**Stated problem:** Only the lines between the line holding "Convert this chart to matplotlib code." and the line holding "-0.37), (-0.31, -0.32)]", both of those included, should be copied exactly; drop the pictures.

**Source data:**
:::::

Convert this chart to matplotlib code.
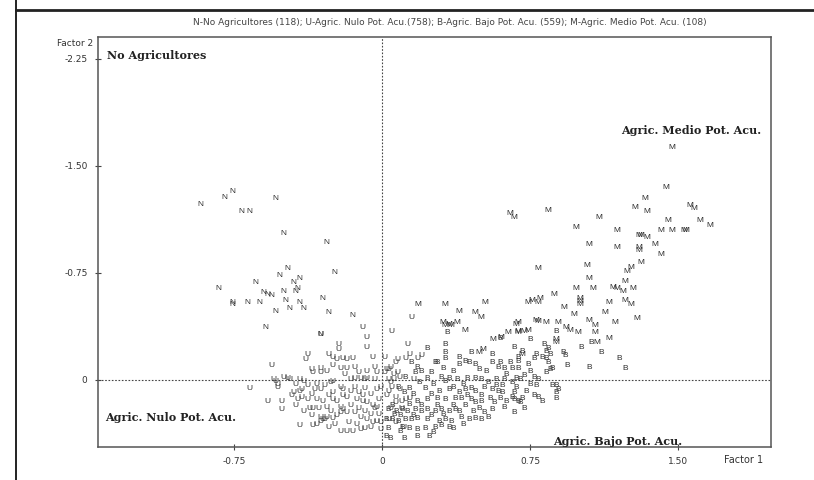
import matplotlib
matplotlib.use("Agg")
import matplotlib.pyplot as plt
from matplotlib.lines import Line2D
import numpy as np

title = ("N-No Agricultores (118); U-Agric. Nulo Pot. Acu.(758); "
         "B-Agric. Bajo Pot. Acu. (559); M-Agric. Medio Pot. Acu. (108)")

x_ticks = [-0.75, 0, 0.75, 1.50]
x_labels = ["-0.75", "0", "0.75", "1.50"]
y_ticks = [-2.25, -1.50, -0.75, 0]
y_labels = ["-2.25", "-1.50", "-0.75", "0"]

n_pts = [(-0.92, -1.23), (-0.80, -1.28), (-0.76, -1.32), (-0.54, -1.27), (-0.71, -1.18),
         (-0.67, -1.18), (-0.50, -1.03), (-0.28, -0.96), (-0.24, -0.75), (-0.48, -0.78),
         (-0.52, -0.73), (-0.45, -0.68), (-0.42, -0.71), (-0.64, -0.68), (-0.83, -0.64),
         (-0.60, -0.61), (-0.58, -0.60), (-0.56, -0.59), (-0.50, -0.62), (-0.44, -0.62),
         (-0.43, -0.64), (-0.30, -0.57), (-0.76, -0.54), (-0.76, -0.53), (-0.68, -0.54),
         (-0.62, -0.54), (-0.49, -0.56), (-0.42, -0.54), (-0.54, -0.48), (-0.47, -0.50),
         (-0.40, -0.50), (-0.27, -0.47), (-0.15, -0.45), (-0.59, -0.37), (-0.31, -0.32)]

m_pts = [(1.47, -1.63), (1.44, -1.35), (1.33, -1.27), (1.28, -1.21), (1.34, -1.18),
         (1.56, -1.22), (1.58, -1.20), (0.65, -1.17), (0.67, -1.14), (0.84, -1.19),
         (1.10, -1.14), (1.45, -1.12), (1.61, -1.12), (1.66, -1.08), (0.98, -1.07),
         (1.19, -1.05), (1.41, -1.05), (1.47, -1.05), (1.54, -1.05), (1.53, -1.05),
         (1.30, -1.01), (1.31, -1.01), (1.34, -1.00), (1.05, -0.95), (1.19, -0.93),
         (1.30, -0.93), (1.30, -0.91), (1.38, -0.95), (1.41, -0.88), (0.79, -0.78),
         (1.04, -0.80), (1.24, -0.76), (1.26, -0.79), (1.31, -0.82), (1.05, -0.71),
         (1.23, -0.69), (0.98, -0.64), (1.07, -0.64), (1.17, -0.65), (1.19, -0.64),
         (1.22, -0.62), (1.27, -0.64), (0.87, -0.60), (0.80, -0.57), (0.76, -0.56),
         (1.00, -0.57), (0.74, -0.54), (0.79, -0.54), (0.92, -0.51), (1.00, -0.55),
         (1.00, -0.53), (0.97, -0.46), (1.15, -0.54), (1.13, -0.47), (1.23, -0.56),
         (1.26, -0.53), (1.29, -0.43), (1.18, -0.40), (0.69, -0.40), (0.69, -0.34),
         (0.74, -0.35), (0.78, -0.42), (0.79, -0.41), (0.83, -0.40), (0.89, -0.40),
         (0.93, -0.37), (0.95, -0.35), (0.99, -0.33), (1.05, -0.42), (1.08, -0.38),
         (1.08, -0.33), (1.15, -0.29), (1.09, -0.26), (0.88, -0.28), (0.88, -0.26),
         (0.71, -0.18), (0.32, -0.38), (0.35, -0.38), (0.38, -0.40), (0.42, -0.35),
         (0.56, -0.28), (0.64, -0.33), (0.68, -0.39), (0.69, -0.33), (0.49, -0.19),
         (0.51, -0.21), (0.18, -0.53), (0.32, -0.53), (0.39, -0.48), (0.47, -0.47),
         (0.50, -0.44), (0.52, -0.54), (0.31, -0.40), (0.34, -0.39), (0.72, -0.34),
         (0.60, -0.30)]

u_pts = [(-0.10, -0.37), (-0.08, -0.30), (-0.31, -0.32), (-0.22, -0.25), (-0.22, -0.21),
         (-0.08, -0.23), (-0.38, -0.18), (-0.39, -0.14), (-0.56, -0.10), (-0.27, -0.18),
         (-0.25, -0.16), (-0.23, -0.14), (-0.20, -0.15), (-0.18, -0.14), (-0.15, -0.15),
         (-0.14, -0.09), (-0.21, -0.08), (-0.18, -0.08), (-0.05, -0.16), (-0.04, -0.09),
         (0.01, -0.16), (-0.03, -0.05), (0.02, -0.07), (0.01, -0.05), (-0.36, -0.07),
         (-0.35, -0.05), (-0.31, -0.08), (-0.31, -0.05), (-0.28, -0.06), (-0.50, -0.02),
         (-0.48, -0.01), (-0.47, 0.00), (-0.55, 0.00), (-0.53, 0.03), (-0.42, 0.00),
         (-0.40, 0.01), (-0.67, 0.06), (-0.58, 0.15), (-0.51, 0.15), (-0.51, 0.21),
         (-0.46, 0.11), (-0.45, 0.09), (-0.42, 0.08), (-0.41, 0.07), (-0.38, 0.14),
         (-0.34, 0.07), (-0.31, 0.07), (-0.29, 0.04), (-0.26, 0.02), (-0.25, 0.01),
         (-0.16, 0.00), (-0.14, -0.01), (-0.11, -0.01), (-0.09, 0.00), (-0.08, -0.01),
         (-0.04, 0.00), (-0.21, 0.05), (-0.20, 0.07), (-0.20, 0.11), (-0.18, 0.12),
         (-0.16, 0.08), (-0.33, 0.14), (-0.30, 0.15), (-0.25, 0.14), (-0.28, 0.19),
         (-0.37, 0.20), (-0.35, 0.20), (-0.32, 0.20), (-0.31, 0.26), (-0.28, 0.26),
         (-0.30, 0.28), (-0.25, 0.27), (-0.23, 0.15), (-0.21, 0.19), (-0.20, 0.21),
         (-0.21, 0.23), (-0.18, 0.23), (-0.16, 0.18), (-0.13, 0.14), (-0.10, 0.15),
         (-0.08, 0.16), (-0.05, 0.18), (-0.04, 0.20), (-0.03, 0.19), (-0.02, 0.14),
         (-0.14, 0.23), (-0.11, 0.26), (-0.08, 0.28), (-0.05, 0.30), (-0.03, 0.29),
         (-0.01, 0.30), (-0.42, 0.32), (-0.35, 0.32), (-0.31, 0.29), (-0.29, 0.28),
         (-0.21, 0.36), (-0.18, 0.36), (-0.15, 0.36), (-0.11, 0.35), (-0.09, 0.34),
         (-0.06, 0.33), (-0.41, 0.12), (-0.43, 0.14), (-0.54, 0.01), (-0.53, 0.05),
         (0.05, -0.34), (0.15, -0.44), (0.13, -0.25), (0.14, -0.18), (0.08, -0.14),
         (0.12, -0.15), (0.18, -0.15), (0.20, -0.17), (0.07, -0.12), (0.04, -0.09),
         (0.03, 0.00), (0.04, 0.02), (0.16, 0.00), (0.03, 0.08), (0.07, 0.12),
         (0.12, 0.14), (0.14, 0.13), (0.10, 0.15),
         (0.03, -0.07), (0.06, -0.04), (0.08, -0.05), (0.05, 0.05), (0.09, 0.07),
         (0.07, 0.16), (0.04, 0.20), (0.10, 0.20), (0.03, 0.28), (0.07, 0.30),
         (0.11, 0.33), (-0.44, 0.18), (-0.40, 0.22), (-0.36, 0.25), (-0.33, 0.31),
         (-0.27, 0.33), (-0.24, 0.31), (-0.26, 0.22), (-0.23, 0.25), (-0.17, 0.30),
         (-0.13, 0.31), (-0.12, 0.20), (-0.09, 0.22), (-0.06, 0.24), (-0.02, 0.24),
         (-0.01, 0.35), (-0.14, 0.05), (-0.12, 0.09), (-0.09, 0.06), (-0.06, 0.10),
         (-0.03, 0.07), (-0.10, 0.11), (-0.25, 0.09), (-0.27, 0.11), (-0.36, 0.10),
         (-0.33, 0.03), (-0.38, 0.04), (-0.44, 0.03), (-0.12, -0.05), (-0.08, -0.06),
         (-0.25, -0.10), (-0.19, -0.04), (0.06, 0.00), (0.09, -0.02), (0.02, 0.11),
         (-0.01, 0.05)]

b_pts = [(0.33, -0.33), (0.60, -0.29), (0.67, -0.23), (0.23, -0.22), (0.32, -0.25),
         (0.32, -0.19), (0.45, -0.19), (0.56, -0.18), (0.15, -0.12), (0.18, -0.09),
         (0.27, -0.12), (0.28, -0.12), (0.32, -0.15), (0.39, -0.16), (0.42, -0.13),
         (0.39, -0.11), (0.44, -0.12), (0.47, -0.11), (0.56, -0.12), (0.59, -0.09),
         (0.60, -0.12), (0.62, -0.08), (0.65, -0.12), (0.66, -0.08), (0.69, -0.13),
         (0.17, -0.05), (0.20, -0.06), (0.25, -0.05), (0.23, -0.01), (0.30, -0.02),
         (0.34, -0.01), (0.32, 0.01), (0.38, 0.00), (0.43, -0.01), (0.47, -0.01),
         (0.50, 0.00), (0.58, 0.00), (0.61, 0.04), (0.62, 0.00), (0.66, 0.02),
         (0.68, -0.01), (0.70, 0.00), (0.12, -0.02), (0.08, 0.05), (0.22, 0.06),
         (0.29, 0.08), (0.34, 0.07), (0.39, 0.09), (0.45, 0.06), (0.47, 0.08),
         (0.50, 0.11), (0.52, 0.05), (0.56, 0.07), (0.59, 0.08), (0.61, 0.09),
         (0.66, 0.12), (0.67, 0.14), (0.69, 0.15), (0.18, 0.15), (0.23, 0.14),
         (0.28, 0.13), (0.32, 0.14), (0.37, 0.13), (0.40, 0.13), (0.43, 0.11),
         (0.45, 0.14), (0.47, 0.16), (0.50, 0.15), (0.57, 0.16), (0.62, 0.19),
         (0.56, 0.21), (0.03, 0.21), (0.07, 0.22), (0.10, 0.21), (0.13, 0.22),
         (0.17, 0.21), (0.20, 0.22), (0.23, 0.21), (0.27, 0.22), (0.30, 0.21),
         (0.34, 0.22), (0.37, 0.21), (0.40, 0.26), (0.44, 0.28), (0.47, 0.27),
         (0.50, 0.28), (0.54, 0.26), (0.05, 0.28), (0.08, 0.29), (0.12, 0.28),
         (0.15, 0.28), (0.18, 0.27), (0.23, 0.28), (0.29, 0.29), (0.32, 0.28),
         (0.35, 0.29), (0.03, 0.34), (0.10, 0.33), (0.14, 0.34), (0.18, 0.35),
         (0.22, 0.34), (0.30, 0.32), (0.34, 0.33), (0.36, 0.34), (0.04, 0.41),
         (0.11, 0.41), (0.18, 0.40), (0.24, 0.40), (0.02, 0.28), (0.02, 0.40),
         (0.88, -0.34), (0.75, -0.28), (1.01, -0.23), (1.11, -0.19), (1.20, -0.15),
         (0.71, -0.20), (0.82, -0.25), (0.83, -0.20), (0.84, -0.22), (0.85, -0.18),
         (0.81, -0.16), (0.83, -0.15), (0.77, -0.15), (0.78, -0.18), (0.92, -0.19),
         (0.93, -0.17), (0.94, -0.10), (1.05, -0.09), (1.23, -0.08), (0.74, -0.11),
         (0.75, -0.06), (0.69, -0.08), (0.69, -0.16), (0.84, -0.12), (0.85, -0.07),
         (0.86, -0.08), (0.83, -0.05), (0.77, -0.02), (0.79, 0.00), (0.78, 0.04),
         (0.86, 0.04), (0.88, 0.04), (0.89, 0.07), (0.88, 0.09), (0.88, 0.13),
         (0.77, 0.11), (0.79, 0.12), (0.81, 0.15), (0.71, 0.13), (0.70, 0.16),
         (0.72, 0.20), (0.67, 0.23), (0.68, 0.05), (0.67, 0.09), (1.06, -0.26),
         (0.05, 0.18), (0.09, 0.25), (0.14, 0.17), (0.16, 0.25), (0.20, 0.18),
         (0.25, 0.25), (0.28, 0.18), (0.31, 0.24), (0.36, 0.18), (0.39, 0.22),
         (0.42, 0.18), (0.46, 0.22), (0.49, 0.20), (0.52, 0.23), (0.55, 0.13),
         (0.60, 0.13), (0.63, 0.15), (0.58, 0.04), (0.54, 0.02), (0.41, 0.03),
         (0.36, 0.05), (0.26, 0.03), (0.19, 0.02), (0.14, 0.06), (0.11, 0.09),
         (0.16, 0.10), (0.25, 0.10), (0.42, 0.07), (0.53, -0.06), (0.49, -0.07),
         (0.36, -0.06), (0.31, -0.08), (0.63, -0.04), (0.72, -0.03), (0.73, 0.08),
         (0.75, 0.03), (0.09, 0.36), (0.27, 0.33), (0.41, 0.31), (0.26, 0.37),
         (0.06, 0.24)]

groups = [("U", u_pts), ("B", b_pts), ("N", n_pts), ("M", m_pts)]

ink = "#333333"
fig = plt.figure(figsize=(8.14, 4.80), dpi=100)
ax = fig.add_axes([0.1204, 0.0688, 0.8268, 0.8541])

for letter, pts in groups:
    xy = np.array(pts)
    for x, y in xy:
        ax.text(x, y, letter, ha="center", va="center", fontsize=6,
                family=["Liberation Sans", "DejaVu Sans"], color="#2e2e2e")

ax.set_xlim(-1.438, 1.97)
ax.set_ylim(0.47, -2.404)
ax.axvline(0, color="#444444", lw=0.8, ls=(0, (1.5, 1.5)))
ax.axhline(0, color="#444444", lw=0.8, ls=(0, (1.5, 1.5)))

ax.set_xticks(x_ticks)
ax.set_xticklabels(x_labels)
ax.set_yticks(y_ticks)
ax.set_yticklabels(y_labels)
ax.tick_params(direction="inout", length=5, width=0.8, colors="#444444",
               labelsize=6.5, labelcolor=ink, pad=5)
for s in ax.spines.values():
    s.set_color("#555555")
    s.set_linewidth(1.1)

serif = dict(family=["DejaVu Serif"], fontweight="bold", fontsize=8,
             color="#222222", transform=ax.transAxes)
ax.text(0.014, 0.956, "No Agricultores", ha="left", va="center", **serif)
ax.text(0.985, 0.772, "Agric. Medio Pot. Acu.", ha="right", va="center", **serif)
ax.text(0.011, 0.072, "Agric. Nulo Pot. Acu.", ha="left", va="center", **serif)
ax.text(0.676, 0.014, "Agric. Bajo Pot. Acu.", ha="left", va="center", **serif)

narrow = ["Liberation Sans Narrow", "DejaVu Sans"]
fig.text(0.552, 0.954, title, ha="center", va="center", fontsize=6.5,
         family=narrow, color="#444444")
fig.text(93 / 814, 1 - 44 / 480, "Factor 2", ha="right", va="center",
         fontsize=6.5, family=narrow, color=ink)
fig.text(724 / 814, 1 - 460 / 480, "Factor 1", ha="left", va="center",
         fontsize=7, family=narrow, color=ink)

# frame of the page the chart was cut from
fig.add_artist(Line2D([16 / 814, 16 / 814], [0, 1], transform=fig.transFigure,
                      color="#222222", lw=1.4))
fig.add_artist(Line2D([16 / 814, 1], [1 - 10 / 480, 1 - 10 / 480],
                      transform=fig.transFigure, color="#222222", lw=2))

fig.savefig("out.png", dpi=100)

:::::

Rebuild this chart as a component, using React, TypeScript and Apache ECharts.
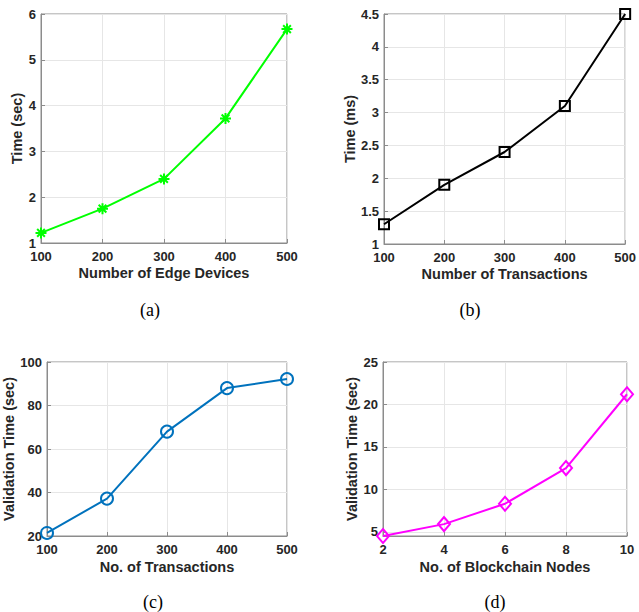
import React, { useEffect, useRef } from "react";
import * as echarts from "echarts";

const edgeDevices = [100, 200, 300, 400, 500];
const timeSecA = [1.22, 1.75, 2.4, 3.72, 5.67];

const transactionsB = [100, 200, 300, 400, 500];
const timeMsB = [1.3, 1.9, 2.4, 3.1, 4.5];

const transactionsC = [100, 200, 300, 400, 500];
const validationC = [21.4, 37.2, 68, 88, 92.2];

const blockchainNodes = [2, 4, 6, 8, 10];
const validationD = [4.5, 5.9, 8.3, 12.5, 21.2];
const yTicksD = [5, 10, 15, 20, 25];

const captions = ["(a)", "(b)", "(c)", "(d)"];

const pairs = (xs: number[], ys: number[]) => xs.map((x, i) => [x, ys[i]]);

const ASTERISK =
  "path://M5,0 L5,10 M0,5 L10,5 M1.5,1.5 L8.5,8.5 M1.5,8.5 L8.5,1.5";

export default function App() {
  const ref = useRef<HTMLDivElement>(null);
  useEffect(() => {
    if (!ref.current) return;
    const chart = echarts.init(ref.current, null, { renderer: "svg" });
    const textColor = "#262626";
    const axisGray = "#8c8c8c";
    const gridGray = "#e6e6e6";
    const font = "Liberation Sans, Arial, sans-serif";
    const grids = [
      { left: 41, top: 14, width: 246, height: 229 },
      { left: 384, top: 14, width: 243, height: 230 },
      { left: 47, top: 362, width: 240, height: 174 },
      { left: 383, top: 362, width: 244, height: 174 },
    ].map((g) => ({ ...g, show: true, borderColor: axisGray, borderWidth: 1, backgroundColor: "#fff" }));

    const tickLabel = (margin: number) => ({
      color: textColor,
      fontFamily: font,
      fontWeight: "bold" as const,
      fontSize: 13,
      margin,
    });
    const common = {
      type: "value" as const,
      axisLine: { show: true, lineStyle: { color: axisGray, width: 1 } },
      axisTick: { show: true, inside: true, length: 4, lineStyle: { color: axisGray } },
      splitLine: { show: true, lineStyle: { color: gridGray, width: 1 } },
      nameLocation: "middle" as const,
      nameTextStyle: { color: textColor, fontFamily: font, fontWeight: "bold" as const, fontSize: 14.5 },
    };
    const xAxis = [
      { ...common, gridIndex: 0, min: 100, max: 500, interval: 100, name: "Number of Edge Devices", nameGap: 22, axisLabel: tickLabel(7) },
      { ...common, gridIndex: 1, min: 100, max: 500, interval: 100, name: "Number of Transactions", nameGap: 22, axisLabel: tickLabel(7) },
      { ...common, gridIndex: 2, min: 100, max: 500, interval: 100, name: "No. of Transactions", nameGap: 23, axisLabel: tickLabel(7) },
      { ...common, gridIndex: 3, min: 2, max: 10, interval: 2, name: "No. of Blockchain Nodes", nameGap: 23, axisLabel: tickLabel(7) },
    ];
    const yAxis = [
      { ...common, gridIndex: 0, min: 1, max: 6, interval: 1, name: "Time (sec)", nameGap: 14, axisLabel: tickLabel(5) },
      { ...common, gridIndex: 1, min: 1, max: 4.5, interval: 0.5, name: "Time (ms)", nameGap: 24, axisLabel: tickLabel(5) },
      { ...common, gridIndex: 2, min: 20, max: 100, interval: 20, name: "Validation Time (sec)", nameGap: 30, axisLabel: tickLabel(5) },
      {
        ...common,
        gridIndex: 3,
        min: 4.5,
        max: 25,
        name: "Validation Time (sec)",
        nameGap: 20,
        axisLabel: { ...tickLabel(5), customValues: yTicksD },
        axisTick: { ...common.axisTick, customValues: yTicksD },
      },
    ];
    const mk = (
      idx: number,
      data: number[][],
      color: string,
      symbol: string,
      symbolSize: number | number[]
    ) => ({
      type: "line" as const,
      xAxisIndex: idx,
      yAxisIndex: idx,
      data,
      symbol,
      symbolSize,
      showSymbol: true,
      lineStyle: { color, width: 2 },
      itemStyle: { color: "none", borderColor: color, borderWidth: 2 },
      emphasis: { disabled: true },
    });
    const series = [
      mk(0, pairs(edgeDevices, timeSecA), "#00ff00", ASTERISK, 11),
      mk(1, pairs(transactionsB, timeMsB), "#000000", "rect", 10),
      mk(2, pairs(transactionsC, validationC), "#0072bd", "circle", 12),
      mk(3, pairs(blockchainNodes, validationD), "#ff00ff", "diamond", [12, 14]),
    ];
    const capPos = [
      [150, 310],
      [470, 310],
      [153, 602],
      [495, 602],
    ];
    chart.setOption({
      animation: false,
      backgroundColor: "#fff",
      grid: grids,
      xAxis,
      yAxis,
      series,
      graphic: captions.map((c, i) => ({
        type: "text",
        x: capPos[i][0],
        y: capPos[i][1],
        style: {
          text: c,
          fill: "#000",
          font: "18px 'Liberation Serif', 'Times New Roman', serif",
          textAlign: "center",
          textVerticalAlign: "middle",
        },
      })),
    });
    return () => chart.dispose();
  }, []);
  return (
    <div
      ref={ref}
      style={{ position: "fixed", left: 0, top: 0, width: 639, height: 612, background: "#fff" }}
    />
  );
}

:::::

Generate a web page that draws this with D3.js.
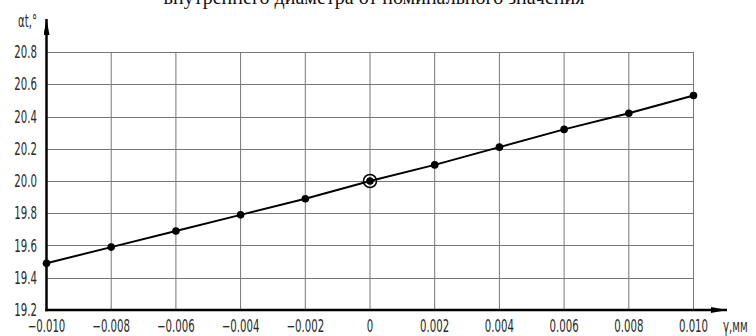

:::::

**Full output:**
Convert this chart to matplotlib code.
import matplotlib
matplotlib.use("Agg")
import matplotlib.pyplot as plt
from matplotlib.lines import Line2D
import numpy as np

title = ("N-No Agricultores (118); U-Agric. Nulo Pot. Acu.(758); "
         "B-Agric. Bajo Pot. Acu. (559); M-Agric. Medio Pot. Acu. (108)")

x_ticks = [-0.75, 0, 0.75, 1.50]
x_labels = ["-0.75", "0", "0.75", "1.50"]
y_ticks = [-2.25, -1.50, -0.75, 0]
y_labels = ["-2.25", "-1.50", "-0.75", "0"]

n_pts = [(-0.92, -1.23), (-0.80, -1.28), (-0.76, -1.32), (-0.54, -1.27), (-0.71, -1.18),
         (-0.67, -1.18), (-0.50, -1.03), (-0.28, -0.96), (-0.24, -0.75), (-0.48, -0.78),
         (-0.52, -0.73), (-0.45, -0.68), (-0.42, -0.71), (-0.64, -0.68), (-0.83, -0.64),
         (-0.60, -0.61), (-0.58, -0.60), (-0.56, -0.59), (-0.50, -0.62), (-0.44, -0.62),
         (-0.43, -0.64), (-0.30, -0.57), (-0.76, -0.54), (-0.76, -0.53), (-0.68, -0.54),
         (-0.62, -0.54), (-0.49, -0.56), (-0.42, -0.54), (-0.54, -0.48), (-0.47, -0.50),
         (-0.40, -0.50), (-0.27, -0.47), (-0.15, -0.45), (-0.59, -0.37), (-0.31, -0.32)]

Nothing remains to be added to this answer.